### EXERCISE AIM:
Return the lines below exactly, from the first line to the line that contains "import plotly.graph_objects as go". Leave out pictures.
## Begin
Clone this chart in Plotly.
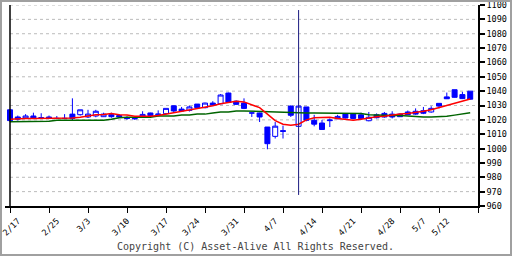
import plotly.graph_objects as go

dates = ["2/17","2/18","2/19","2/20","2/21",
         "2/25","2/26","2/27","2/28",
         "3/3","3/4","3/5","3/6","3/7",
         "3/10","3/11","3/12","3/13","3/14",
         "3/17","3/18","3/19","3/21",
         "3/24","3/25","3/26","3/27","3/28",
         "3/31","4/1","4/2","4/3","4/4",
         "4/7","4/8","4/9","4/10","4/11",
         "4/14","4/15","4/16","4/17","4/18",
         "4/21","4/22","4/23","4/24","4/25",
         "4/28","4/30","5/1","5/2",
         "5/7","5/8","5/9",
         "5/12","5/13","5/14","5/15","5/16"]

opens  = [1027, 1022, 1021.3, 1022.7, 1021.5, 1022, 1021, 1021, 1024, 1023.6,
          1022, 1022.7, 1022.2, 1023.6, 1023, 1021.5, 1021, 1022.4, 1024.8, 1023.5,
          1024.3, 1029.8, 1027.5, 1026.6, 1031, 1028.5, 1031.7, 1031.2, 1038.7, 1033,
          1031.7, 1024.8, 1024.8, 1015, 1008.5, 1012.5, 1029.6, 1015.5, 1029, 1019.7,
          1017.8, 1020, 1020.8, 1024, 1024, 1023.5, 1019.4, 1023.5, 1024.5, 1024,
          1024, 1025.5, 1026, 1026.4, 1025.5, 1031.5, 1036, 1041, 1037.6, 1040]
highs  = [1027.5, 1023, 1024, 1025, 1024.6, 1023, 1022.7, 1024, 1035, 1027,
          1027, 1027, 1025, 1025, 1024, 1022.5, 1021.5, 1026, 1025, 1026.6,
          1028, 1030, 1029, 1030, 1031, 1032, 1033, 1038, 1039, 1033.5,
          1035, 1025, 1025, 1015, 1018.5, 1016, 1030, 1030, 1029, 1023.5,
          1020, 1021, 1023.5, 1024, 1024, 1025, 1025.5, 1024.5, 1025.5, 1026,
          1024.5, 1026.5, 1028, 1029, 1029.5, 1031.5, 1039, 1041, 1039.5, 1040]
lows   = [1018.5, 1019.5, 1021, 1020.5, 1020.8, 1020.8, 1020.8, 1020.8, 1019.5, 1023,
          1021.3, 1021.8, 1022, 1021.5, 1021.5, 1020, 1020, 1022, 1022.5, 1022.4,
          1023.8, 1025, 1026, 1025.8, 1028, 1028, 1030, 1031, 1032, 1030.5,
          1027.5, 1022, 1018.5, 999.5, 1007, 1007, 1022, 1015, 1019, 1015.5,
          1013, 1015, 1020.5, 1021, 1020.5, 1020, 1019, 1021, 1021.5, 1021,
          1022, 1023.5, 1023.5, 1024, 1025, 1028, 1034.5, 1035.5, 1034.5, 1034]
closes = [1019.5, 1020.5, 1022.7, 1021, 1021.5, 1021, 1021, 1021, 1021, 1027,
          1024, 1026, 1024, 1022.2, 1022, 1021, 1020.8, 1023.8, 1023, 1024,
          1028, 1026.2, 1026.2, 1029, 1028.5, 1031.7, 1030.3, 1037.3, 1032.2, 1030.8,
          1028, 1024.8, 1022, 1003.4, 1015.6, 1012, 1023.2, 1029.6, 1019.7, 1017,
          1013.3, 1019.5, 1022.4, 1021.3, 1021, 1021, 1021.8, 1021.5, 1022, 1022,
          1022.2, 1023.6, 1024, 1024.6, 1028, 1029.6, 1034.7, 1035.7, 1034.8, 1034.4]

ma_short = [1020.5, 1021, 1021, 1021, 1021, 1021, 1021, 1021, 1021.3, 1021.8,
            1022.8, 1023.5, 1023.8, 1024.5, 1023.5, 1023.4, 1022.5, 1022.4, 1022.5, 1023,
            1024, 1024.5, 1025.7, 1027, 1028, 1029, 1029.8, 1031.2, 1032.2, 1033,
            1032.5, 1030.6, 1028.5, 1024, 1019.5, 1017, 1016.2, 1017, 1020, 1021.5,
            1021.8, 1021.8, 1021, 1020.5, 1019.7, 1020.5, 1021.5, 1022.2, 1022.5, 1023.5,
            1024, 1024.5, 1025, 1026, 1027, 1028.5, 1030.5, 1031.8, 1033, 1034.5]
ma_long = [1018.7, 1018.7, 1018.7, 1018.7, 1018.7, 1019, 1019.7, 1019.7, 1019.7, 1019.7,
           1019.7, 1019.7, 1019.7, 1020.4, 1021.5, 1021.8, 1021.8, 1021.8, 1021.8, 1022.7,
           1022.7, 1022.7, 1023.4, 1023.4, 1024, 1024, 1024.8, 1025.5, 1025.5, 1026.2,
           1026.2, 1026, 1025.8, 1025.6, 1025.5, 1025, 1025, 1024.8, 1024.8, 1024.8,
           1024.8, 1024.8, 1024.8, 1024.8, 1024.8, 1024.5, 1023.5, 1023.2, 1023, 1023,
           1023, 1022.5, 1022.3, 1022, 1022, 1022, 1022.5, 1023.3, 1024.2, 1025]

label_dates = ["2/17","2/25","3/3","3/10","3/17","3/24","3/31","4/7","4/14","4/21","4/28","5/7","5/12"]
y_ticks = list(range(960, 1101, 10))
cursor_date = "4/11"

x = list(range(len(dates)))
label_pos = [dates.index(d) + 1.0 for d in label_dates]
week_ticks = list(range(0, len(dates) + 1, 5))
cursor_x = dates.index(cursor_date)

BLUE = "#0000FF"
fig = go.Figure()
fig.add_trace(go.Candlestick(
    x=x, open=opens, high=highs, low=lows, close=closes,
    increasing=dict(line=dict(color=BLUE, width=1), fillcolor="white"),
    decreasing=dict(line=dict(color=BLUE, width=1), fillcolor=BLUE),
    whiskerwidth=0, hoverinfo="skip"))
fig.add_trace(go.Scatter(x=x, y=ma_long, mode="lines",
                         line=dict(color="#006400", width=1.5), hoverinfo="skip"))
fig.add_trace(go.Scatter(x=x, y=ma_short, mode="lines",
                         line=dict(color="#FF0000", width=1.5), hoverinfo="skip"))

shapes = []
for v in y_ticks[1:]:
    shapes.append(dict(type="line", xref="x", yref="y", x0=0, x1=len(dates), y0=v, y1=v,
                       line=dict(color="#BBBBBB", width=1, dash="3px,3px"), layer="below"))
shapes.append(dict(type="line", xref="x", yref="paper", x0=0, x1=0, y0=0, y1=1,
                   line=dict(color="black", width=1.5), layer="above"))
shapes.append(dict(type="line", xref="x", yref="y", x0=cursor_x, x1=cursor_x, y0=967.7, y1=1096.5,
                   line=dict(color="#1a1a80", width=1), layer="above"))

# figure border (in paper units, outside plot area)
L, R, T, B = 5, 34, 5, 50
PW, PH = 512 - L - R, 256 - T - B
shapes.append(dict(type="rect", xref="paper", yref="paper",
                   x0=(-L + 1) / PW, x1=(512 - L - 1) / PW,
                   y0=(-B + 1) / PH, y1=(256 - B - 1) / PH,
                   line=dict(color="#A0A0A0", width=2), fillcolor="rgba(0,0,0,0)"))

unit = (512 - 10 - R) / len(dates)
fig.update_layout(
    template="none",
    width=512, height=256,
    margin=dict(l=L, r=R, t=T, b=B, pad=0),
    paper_bgcolor="white", plot_bgcolor="white",
    showlegend=False,
    boxgap=0.2, boxgroupgap=0.2,
    shapes=shapes,
    xaxis=dict(range=[-(10 - L) / unit, len(dates)], rangeslider=dict(visible=False),
               tickmode="array", tickvals=label_pos, ticktext=label_dates,
               tickangle=-45, ticks="", ticklen=0, showgrid=False, zeroline=False,
               showline=True, linecolor="black", linewidth=1.5,
               tickfont=dict(family="DejaVu Sans Mono", size=8.5, color="black"),
               ticklabelstandoff=5, ticklabeloverflow="allow",
               minor=dict(tickmode="array", tickvals=week_ticks, ticks="outside",
                          ticklen=5, tickcolor="black", tickwidth=1, showgrid=False),
               automargin=False, fixedrange=True),
    yaxis=dict(range=[960, 1100.01], side="right", tickmode="array", tickvals=y_ticks,
               ticks="outside", ticklen=5, tickcolor="black", tickwidth=1.5,
               showgrid=False, zeroline=False, showline=True, linecolor="black", linewidth=1.5,
               tickfont=dict(family="DejaVu Sans Mono", size=8.5, color="black"),
               ticklabeloverflow="allow",
               automargin=False, fixedrange=True),
    annotations=[dict(text="Copyright (C) Asset-Alive All Rights Reserved.",
                      xref="paper", yref="paper", x=(255 - L) / PW, y=(206 - 246) / PH,
                      xanchor="center", yanchor="middle", showarrow=False,
                      font=dict(family="DejaVu Sans Mono", size=10, color="#444444"))],
)

fig.write_html("out.html")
## End
### ANSWER TO THE PROBLEM:
Clone this chart in Plotly.
import plotly.graph_objects as go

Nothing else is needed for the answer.